*Problem to work on*
Restate each line of the listing exactly, without carrying over any pictures.

*Collected data*
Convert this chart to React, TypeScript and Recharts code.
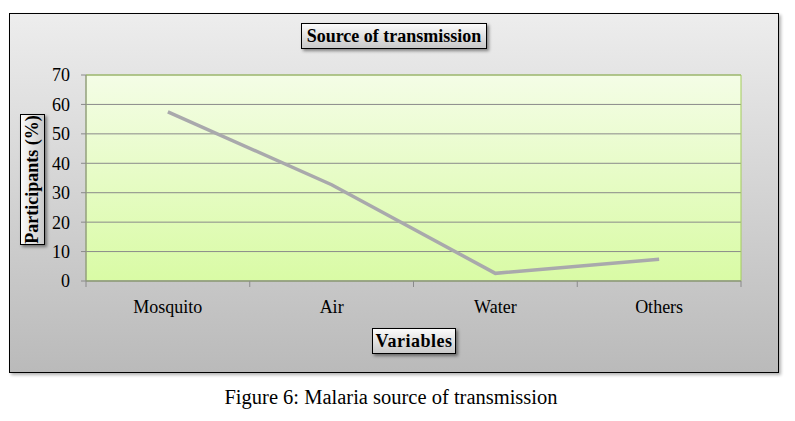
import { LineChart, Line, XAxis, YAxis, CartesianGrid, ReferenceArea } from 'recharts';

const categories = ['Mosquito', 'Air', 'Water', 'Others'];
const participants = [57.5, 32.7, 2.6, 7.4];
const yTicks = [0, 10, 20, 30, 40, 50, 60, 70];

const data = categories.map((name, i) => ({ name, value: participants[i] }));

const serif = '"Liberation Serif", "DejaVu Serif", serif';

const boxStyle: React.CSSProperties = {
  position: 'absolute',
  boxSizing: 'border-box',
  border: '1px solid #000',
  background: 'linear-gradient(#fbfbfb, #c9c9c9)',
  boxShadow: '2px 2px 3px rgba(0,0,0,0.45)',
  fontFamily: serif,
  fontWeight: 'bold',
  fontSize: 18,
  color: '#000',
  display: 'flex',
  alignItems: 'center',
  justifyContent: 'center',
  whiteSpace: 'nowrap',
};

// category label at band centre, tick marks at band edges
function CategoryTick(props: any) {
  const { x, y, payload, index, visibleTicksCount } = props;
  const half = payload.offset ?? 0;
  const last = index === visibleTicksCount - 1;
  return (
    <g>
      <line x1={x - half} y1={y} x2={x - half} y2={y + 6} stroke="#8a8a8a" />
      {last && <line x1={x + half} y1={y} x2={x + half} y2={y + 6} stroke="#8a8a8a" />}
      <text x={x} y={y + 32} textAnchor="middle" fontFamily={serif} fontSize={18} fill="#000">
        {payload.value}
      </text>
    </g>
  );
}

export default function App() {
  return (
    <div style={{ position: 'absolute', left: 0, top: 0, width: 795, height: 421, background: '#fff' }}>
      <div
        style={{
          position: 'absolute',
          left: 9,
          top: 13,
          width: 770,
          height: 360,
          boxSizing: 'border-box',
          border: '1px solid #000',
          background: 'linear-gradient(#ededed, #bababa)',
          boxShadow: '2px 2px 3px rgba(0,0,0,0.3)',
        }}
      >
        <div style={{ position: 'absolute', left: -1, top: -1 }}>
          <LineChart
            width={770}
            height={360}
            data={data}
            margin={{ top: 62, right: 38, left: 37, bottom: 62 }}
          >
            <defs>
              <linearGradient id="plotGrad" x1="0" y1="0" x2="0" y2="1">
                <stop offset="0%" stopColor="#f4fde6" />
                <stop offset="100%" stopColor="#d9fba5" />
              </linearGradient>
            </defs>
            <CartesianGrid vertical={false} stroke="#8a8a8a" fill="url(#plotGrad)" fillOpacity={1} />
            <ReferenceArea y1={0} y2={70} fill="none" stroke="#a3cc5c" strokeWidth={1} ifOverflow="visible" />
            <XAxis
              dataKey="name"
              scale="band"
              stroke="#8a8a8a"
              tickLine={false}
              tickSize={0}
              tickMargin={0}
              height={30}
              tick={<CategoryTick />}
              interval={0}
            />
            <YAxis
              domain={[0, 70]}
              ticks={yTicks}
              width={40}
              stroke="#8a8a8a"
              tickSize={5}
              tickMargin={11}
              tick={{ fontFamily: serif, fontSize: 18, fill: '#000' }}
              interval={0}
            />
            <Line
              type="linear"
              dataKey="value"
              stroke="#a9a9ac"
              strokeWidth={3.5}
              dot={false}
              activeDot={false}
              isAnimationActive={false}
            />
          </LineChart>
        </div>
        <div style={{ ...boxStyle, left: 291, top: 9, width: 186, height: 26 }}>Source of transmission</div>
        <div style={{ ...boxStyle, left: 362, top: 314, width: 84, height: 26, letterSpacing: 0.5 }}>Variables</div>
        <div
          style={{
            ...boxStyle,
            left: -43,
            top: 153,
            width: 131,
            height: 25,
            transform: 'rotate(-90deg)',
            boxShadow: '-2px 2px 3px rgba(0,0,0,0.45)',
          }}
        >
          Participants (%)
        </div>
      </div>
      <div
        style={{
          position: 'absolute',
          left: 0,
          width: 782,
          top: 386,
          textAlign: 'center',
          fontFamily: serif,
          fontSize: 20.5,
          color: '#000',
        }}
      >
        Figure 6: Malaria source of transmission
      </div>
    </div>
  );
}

*Task answer*
Convert this chart to React, TypeScript and Recharts code.
import { LineChart, Line, XAxis, YAxis, CartesianGrid, ReferenceArea } from 'recharts';

const categories = ['Mosquito', 'Air', 'Water', 'Others'];
const participants = [57.5, 32.7, 2.6, 7.4];
const yTicks = [0, 10, 20, 30, 40, 50, 60, 70];

const data = categories.map((name, i) => ({ name, value: participants[i] }));

const serif = '"Liberation Serif", "DejaVu Serif", serif';

const boxStyle: React.CSSProperties = {
  position: 'absolute',
  boxSizing: 'border-box',
  border: '1px solid #000',
  background: 'linear-gradient(#fbfbfb, #c9c9c9)',
  boxShadow: '2px 2px 3px rgba(0,0,0,0.45)',
  fontFamily: serif,
  fontWeight: 'bold',
  fontSize: 18,
  color: '#000',
  display: 'flex',
  alignItems: 'center',
  justifyContent: 'center',
  whiteSpace: 'nowrap',
};

// category label at band centre, tick marks at band edges
function CategoryTick(props: any) {
  const { x, y, payload, index, visibleTicksCount } = props;
  const half = payload.offset ?? 0;
  const last = index === visibleTicksCount - 1;
  return (
    <g>
      <line x1={x - half} y1={y} x2={x - half} y2={y + 6} stroke="#8a8a8a" />
      {last && <line x1={x + half} y1={y} x2={x + half} y2={y + 6} stroke="#8a8a8a" />}
      <text x={x} y={y + 32} textAnchor="middle" fontFamily={serif} fontSize={18} fill="#000">
        {payload.value}
      </text>
    </g>
  );
}

export default function App() {
  return (
    <div style={{ position: 'absolute', left: 0, top: 0, width: 795, height: 421, background: '#fff' }}>
      <div
        style={{
          position: 'absolute',
          left: 9,
          top: 13,
          width: 770,
          height: 360,
          boxSizing: 'border-box',
          border: '1px solid #000',
          background: 'linear-gradient(#ededed, #bababa)',
          boxShadow: '2px 2px 3px rgba(0,0,0,0.3)',
        }}
      >
        <div style={{ position: 'absolute', left: -1, top: -1 }}>
          <LineChart
            width={770}
            height={360}
            data={data}
            margin={{ top: 62, right: 38, left: 37, bottom: 62 }}
          >
            <defs>
              <linearGradient id="plotGrad" x1="0" y1="0" x2="0" y2="1">
                <stop offset="0%" stopColor="#f4fde6" />
                <stop offset="100%" stopColor="#d9fba5" />
              </linearGradient>
            </defs>
            <CartesianGrid vertical={false} stroke="#8a8a8a" fill="url(#plotGrad)" fillOpacity={1} />
            <ReferenceArea y1={0} y2={70} fill="none" stroke="#a3cc5c" strokeWidth={1} ifOverflow="visible" />
            <XAxis
              dataKey="name"
              scale="band"
              stroke="#8a8a8a"
              tickLine={false}
              tickSize={0}
              tickMargin={0}
              height={30}
              tick={<CategoryTick />}
              interval={0}
            />
            <YAxis
              domain={[0, 70]}
              ticks={yTicks}
              width={40}
              stroke="#8a8a8a"
              tickSize={5}
              tickMargin={11}
              tick={{ fontFamily: serif, fontSize: 18, fill: '#000' }}
              interval={0}
            />
            <Line
              type="linear"
              dataKey="value"
              stroke="#a9a9ac"
              strokeWidth={3.5}
              dot={false}
              activeDot={false}
              isAnimationActive={false}
            />
          </LineChart>
        </div>
        <div style={{ ...boxStyle, left: 291, top: 9, width: 186, height: 26 }}>Source of transmission</div>
        <div style={{ ...boxStyle, left: 362, top: 314, width: 84, height: 26, letterSpacing: 0.5 }}>Variables</div>
        <div
          style={{
            ...boxStyle,
            left: -43,
            top: 153,
            width: 131,
            height: 25,
            transform: 'rotate(-90deg)',
            boxShadow: '-2px 2px 3px rgba(0,0,0,0.45)',
          }}
        >
          Participants (%)
        </div>
      </div>
      <div
        style={{
          position: 'absolute',
          left: 0,
          width: 782,
          top: 386,
          textAlign: 'center',
          fontFamily: serif,
          fontSize: 20.5,
          color: '#000',
        }}
      >
        Figure 6: Malaria source of transmission
      </div>
    </div>
  );
}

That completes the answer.